Stéphane : Il faut déjà comprendre la marque pour mieux présenter ses produits. Tenir compte de certains éléments de contexte qui vont guider votre live et bien identifier le temps défini consacré à chacun des produits.
Une vente de 5 minutes ne se structure pas de la même manière qu’une vente de 15 minutes. Il faut scénariser la vente, si possible, la répéter pour ne pas laisser d’imprévus et y donner du rythme. Il faut aussi et surtout tenir compte de l’importance de l’image et de la lumière.
Un bon live shopping, c’est la synergie de tous ces éléments.
Charlotte : Je me familiarise avec le produit, je le teste, je le touche, je me documente au maximum, j’essaie d’avoir en tête tous les arguments globaux, sur papier, et je me demande comment “moi” je pourrais utiliser le produit que je vais vendre. Si ça ne m’est pas destiné, je vais chercher à savoir ce qui peut m’intéresser et à mettre en avant les “point of difference”, c’est-à-dire, pourquoi lui plutôt qu’un autre ?
Quelles sont les différences par rapport à un autre produit ? Je vais aussi demander à mon entourage ce qu’ils en pensent, pour avoir des avis et des arguments multiples.
Faut-il vraiment aimer le produit que vous vendez en live shopping ?
Stéphane : Pas forcément et c’est là toute la force d’un bon live seller. Notre objectif est de présenter les atouts d’un produit, d’installer un climat de confiance pour que le spectateur devienne consommateur.
On ne vend pas de la même manière une crème de beauté et un set de bricolage mais un bon live seller doit avoir cette aura qui lui permet de vendre des produits très différents.
J’ai l’habitude de dire que je peux vous parler d’une bouteille d’eau avec autant de passion qu’un smartphone de dernière génération.
Charlotte : Non. Absolument pas. D’où la nécessité d’être dans l’empathie. Même si je ne vais pas donner mon avis, je ne mens pas. Je ne vais pas dire que j’adore un produit alors que non, donc j’essaie de me projeter avec des arguments qui vont plaire à d’autres.
Il y a forcément des qualités objectives pour chaque produit ; le prix, la technologie, la matière, la qualité… des termes techniques indéniables pour argumenter.
En tant qu’animateur, on peut être très objectif et factuel mais on peut aussi révéler des parties de soi. Ça donne une impression de connivence, un peu comme un conseil à une copine. Même si on est factuel, on donne toujours une dimension humaine, un peu intimiste, pour créer une relation qui va au-delà du “j’aime” ou “j’aime pas”. C’est du conseil, on donne des suggestions et des astuces, pour que les publics aient l’impression de vivre un moment différent avec le live shopping, un moment qu’ils ne vivraient pas en e-shopping, seuls.
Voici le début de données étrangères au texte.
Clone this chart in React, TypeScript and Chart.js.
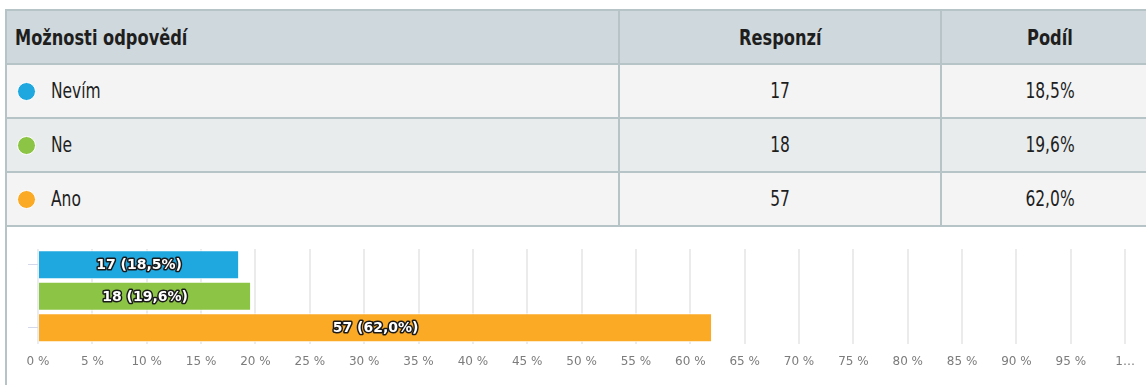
import React, { useEffect, useRef } from 'react';
import { Chart, registerables } from 'chart.js';

Chart.register(...registerables);

const categories = ['Nevím', 'Ne', 'Ano'];
const responses = [17, 18, 57];
const shares = [18.5, 19.6, 62.0];
const colors = ['#1fa8e0', '#8cc546', '#fbaa26'];
const columnHeaders = ['Možnosti odpovědí', 'Responzí', 'Podíl'];
const xTickValues = [0, 5, 10, 15, 20, 25, 30, 35, 40, 45, 50, 55, 60, 65, 70, 75, 80, 85, 90, 95, 100];
const xTickLabels = ['0 %', '5 %', '10 %', '15 %', '20 %', '25 %', '30 %', '35 %', '40 %', '45 %', '50 %', '55 %', '60 %', '65 %', '70 %', '75 %', '80 %', '85 %', '90 %', '95 %', '1…'];

const fmtShare = (v: number) => v.toFixed(1).replace('.', ',') + '%';

const BORDER = '#b7c4c7';
const TABLE_FONT = '"DejaVu Sans Condensed", "DejaVu Sans", sans-serif';

const barLabelPlugin = {
  id: 'barLabels',
  afterDatasetsDraw(chart: any) {
    const ctx = chart.ctx;
    const meta = chart.getDatasetMeta(0);
    ctx.save();
    ctx.font = 'bold 14px "DejaVu Sans", sans-serif';
    ctx.textAlign = 'center';
    ctx.textBaseline = 'middle';
    ctx.lineJoin = 'round';
    meta.data.forEach((bar: any, i: number) => {
      const text = `${responses[i]} (${fmtShare(shares[i])})`;
      const x = (bar.base + bar.x) / 2;
      const y = bar.y + 1;
      ctx.lineWidth = 3;
      ctx.strokeStyle = '#1a1a1a';
      ctx.strokeText(text, x, y);
      ctx.fillStyle = '#ffffff';
      ctx.fillText(text, x, y);
    });
    ctx.restore();
  },
};

const Narrow = ({ children, origin }: { children: React.ReactNode; origin: string }) => (
  <span style={{ display: 'inline-block', transform: 'scaleX(0.82)', transformOrigin: origin, whiteSpace: 'nowrap' }}>
    {children}
  </span>
);

export default function App() {
  const canvasRef = useRef<HTMLCanvasElement>(null);

  useEffect(() => {
    document.body.style.margin = '0';
    const chart = new Chart(canvasRef.current!, {
      type: 'bar',
      data: {
        labels: categories,
        datasets: [
          {
            data: shares,
            backgroundColor: colors,
            borderColor: '#ffffff',
            borderWidth: 1,
            barPercentage: 0.92,
            categoryPercentage: 1,
          },
        ],
      },
      options: {
        indexAxis: 'y',
        animation: false,
        responsive: true,
        maintainAspectRatio: false,
        layout: { padding: { left: 21, right: 14, top: 22, bottom: 5 } },
        plugins: { legend: { display: false }, tooltip: { enabled: false } },
        scales: {
          x: {
            type: 'linear',
            min: 0,
            max: 100,
            afterBuildTicks: (axis: any) => {
              axis.ticks = xTickValues.map((v) => ({ value: v }));
            },
            ticks: {
              autoSkip: false,
              maxRotation: 0,
              padding: 11,
              color: '#7c7c7c',
              font: { family: '"DejaVu Sans", sans-serif', size: 12 },
              callback: (v: any) => xTickLabels[xTickValues.indexOf(Number(v))],
            },
            grid: { color: '#ebebeb', lineWidth: 2, drawTicks: false },
            border: { display: false },
          },
          y: {
            type: 'category',
            ticks: { display: false },
            grid: {
              offset: false,
              drawOnChartArea: false,
              drawTicks: true,
              tickLength: 10,
              color: (c: any) => (c.index === 1 ? 'rgba(0,0,0,0)' : '#d3d9ea'),
            },
            border: { display: true, color: '#e9edf4' },
          },
        },
      },
      plugins: [barLabelPlugin],
    });
    return () => chart.destroy();
  }, []);

  const cellBase: React.CSSProperties = {
    boxSizing: 'border-box',
    height: 52,
    display: 'flex',
    alignItems: 'center',
    flex: 'none',
    overflow: 'hidden',
  };

  const row = (bg: string, cells: React.ReactNode[], bold: boolean, key: string) => (
    <div
      key={key}
      style={{
        display: 'flex',
        background: bg,
        borderBottom: `2px solid ${BORDER}`,
        fontFamily: TABLE_FONT,
        fontWeight: bold ? 700 : 400,
        fontSize: bold ? 22 : 21,
        color: '#1e1e1e',
        width: 1151,
      }}
    >
      <div style={{ ...cellBase, width: 611, paddingLeft: bold ? 8 : 10 }}>{cells[0]}</div>
      <div style={{ ...cellBase, width: 322, borderLeft: `2px solid ${BORDER}`, justifyContent: 'center' }}>
        <Narrow origin="center">{cells[1]}</Narrow>
      </div>
      <div style={{ ...cellBase, width: 218, borderLeft: `2px solid ${BORDER}`, justifyContent: 'center' }}>
        <Narrow origin="center">{cells[2]}</Narrow>
      </div>
    </div>
  );

  const rowBgs = ['#f4f4f4', '#e9eced', '#f4f4f4'];

  return (
    <div
      style={{
        position: 'absolute',
        left: 5,
        top: 9,
        width: 1141,
        height: 376,
        boxSizing: 'border-box',
        borderLeft: `2px solid ${BORDER}`,
        overflow: 'hidden',
        background: '#ffffff',
      }}
    >
      <div style={{ borderTop: `2px solid ${BORDER}`, width: 1151 }}>
        {row('#cfd8dc', [<Narrow key="h" origin="left">{columnHeaders[0]}</Narrow>, columnHeaders[1], columnHeaders[2]], true, 'h')}
        {categories.map((c, i) =>
          row(
            rowBgs[i],
            [
              <span key="a" style={{ display: 'flex', alignItems: 'center' }}>
                <span
                  style={{
                    display: 'inline-block',
                    flex: 'none',
                    width: 17,
                    height: 17,
                    borderRadius: '50%',
                    background: colors[i],
                    border: '1px solid #ffffff',
                    marginRight: 15,
                  }}
                />
                <Narrow origin="left">{c}</Narrow>
              </span>,
              String(responses[i]),
              fmtShare(shares[i]),
            ],
            false,
            'r' + i
          )
        )}
      </div>
      <div style={{ position: 'relative', width: 1139, height: 158 }}>
        <canvas ref={canvasRef} />
      </div>
    </div>
  );
}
Quel est l’avenir du live shopping en France selon vous ?
Stéphane : Nous n’en sommes qu’au début avec un réel retard sur les autres pays comme la Chine, l’Angleterre et les Etats-Unis mais la crise covid a accéléré l’installation du live shopping en France, et c’est très bien comme cela.
Les modèles dans les pays étrangers vont nous guider dans les formats à installer tout en tenant compte des spécificités liées à la consommation des Français.
Nous avons tant à faire pour accompagner les marques et il y a une belle histoire à écrire.
Charlotte : C’est tout simplement l’avenir. Mais il faut dépoussiérer cette idée de «téléshopping » ou « téléachat ». Je pense que c’est un nouveau mode de consommation, surtout après les années covid, et donc un nouveau mode d’achat.
La distance n’est plus un frein, à nous de remettre de l’humain et de la proximité dans un acte d’achat à distance ; l’animateur ou l’animatrice apporte de l’émotion. Il faut créer de la surprise, de l’envie et provoquer le « ce produit est pour moi ». Pendant un live shopping, on est dans un moment honnête et pour les clients.